- [Items]:
* START *
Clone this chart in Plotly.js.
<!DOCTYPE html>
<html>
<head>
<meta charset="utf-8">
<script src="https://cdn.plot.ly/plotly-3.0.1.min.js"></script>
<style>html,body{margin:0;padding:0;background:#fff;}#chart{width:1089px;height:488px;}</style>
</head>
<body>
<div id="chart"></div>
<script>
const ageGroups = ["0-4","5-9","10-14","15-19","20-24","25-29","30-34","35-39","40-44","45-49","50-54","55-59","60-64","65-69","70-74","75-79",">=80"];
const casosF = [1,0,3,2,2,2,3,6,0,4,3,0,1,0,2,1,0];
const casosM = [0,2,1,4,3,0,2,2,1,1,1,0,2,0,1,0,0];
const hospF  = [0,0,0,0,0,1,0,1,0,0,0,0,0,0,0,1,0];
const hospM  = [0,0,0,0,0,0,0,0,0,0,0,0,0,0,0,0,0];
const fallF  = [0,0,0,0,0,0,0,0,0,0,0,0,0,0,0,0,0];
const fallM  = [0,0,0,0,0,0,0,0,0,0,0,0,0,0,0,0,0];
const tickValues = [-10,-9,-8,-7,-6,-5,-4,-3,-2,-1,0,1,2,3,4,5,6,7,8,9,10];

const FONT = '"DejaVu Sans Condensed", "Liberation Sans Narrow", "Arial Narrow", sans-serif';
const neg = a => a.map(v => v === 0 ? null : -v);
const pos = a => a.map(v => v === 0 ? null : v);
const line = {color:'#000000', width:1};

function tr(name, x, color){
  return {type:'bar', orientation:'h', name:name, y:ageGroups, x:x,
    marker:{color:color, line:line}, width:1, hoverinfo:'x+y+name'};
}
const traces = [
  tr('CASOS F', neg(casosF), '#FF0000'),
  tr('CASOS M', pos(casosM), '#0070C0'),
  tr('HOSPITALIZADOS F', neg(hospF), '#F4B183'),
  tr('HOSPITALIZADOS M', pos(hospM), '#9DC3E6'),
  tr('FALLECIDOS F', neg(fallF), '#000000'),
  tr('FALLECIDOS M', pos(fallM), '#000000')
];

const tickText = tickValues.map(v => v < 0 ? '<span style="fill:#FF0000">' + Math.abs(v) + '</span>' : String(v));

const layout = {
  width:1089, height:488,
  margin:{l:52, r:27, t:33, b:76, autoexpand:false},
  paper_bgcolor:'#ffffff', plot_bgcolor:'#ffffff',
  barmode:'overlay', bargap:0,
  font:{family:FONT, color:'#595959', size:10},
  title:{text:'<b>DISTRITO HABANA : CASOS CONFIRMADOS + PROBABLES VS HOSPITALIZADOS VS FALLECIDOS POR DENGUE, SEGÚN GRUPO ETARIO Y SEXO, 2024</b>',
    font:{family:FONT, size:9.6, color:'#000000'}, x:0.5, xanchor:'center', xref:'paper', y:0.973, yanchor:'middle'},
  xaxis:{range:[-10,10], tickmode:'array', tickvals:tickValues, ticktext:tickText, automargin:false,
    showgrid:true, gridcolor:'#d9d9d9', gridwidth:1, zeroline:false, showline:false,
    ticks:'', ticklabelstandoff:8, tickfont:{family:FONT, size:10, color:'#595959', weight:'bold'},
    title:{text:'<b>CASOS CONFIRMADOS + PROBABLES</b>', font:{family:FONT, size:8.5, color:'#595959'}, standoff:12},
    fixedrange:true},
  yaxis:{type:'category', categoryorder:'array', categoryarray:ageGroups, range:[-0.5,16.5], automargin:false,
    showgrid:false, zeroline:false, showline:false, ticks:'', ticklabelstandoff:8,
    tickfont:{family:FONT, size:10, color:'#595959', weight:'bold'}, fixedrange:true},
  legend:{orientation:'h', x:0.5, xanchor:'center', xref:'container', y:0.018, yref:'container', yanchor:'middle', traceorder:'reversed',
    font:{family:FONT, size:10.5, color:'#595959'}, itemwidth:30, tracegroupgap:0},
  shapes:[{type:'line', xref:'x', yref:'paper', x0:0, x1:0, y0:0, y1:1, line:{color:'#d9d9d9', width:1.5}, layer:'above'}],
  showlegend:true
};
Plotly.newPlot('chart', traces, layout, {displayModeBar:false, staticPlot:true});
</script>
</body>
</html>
* END *
* START *
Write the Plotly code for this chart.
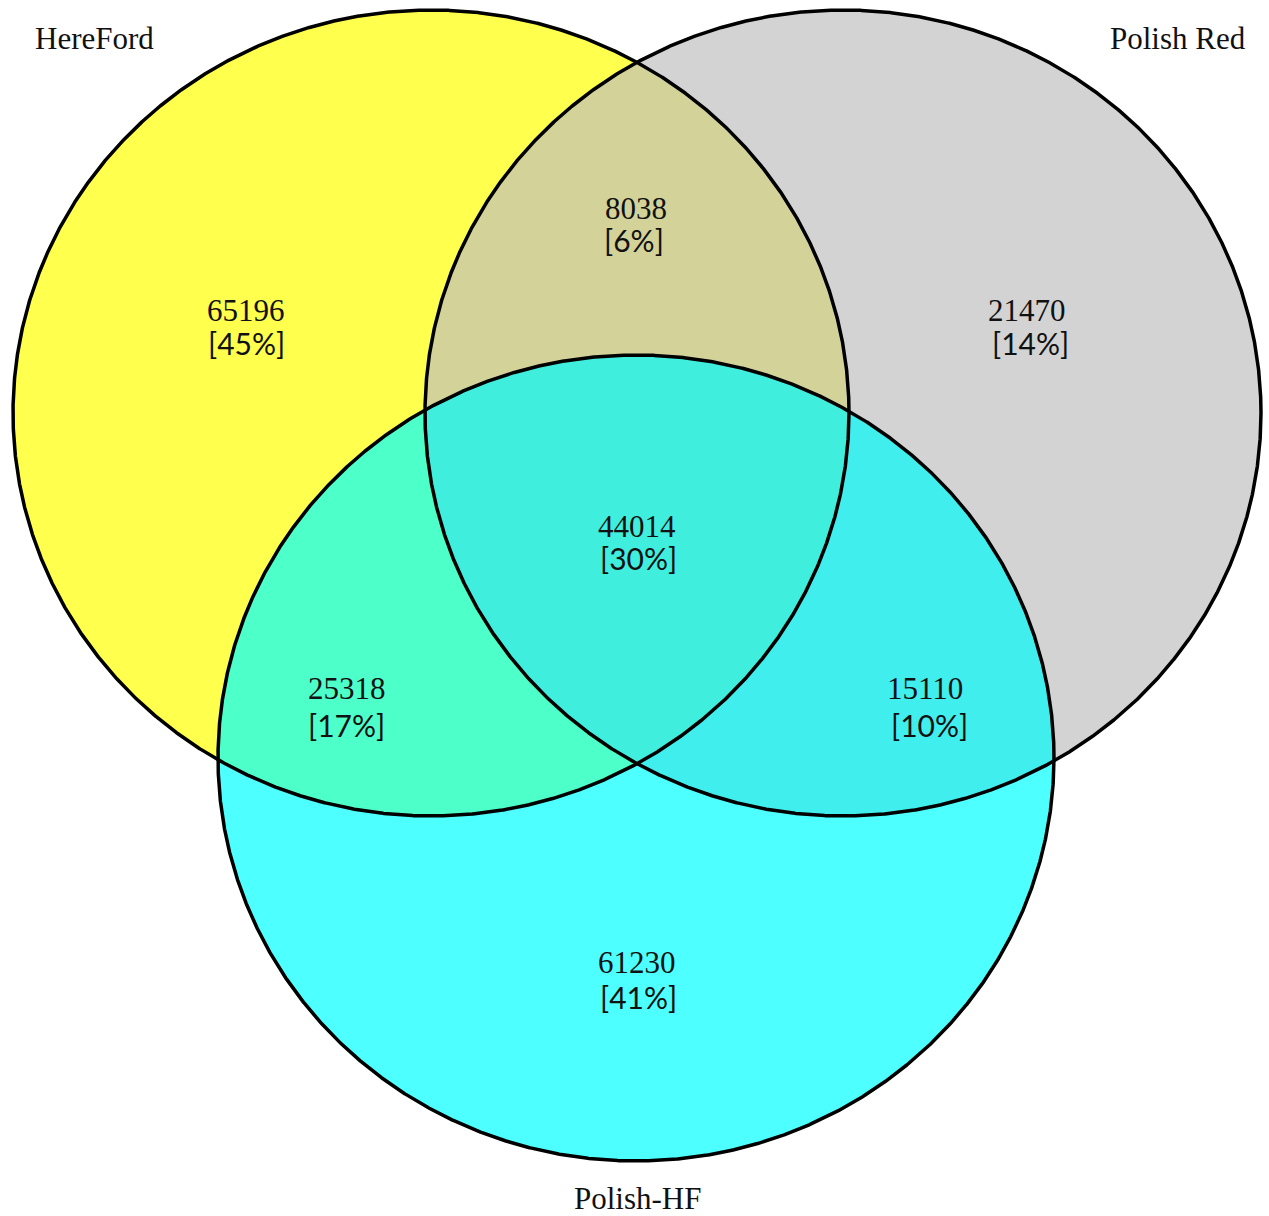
* END *
- [What is asked]:
Search the data for the word "this" and copy each line where it appears.

- [Complete output]:
Clone this chart in Plotly.js.
Write the Plotly code for this chart.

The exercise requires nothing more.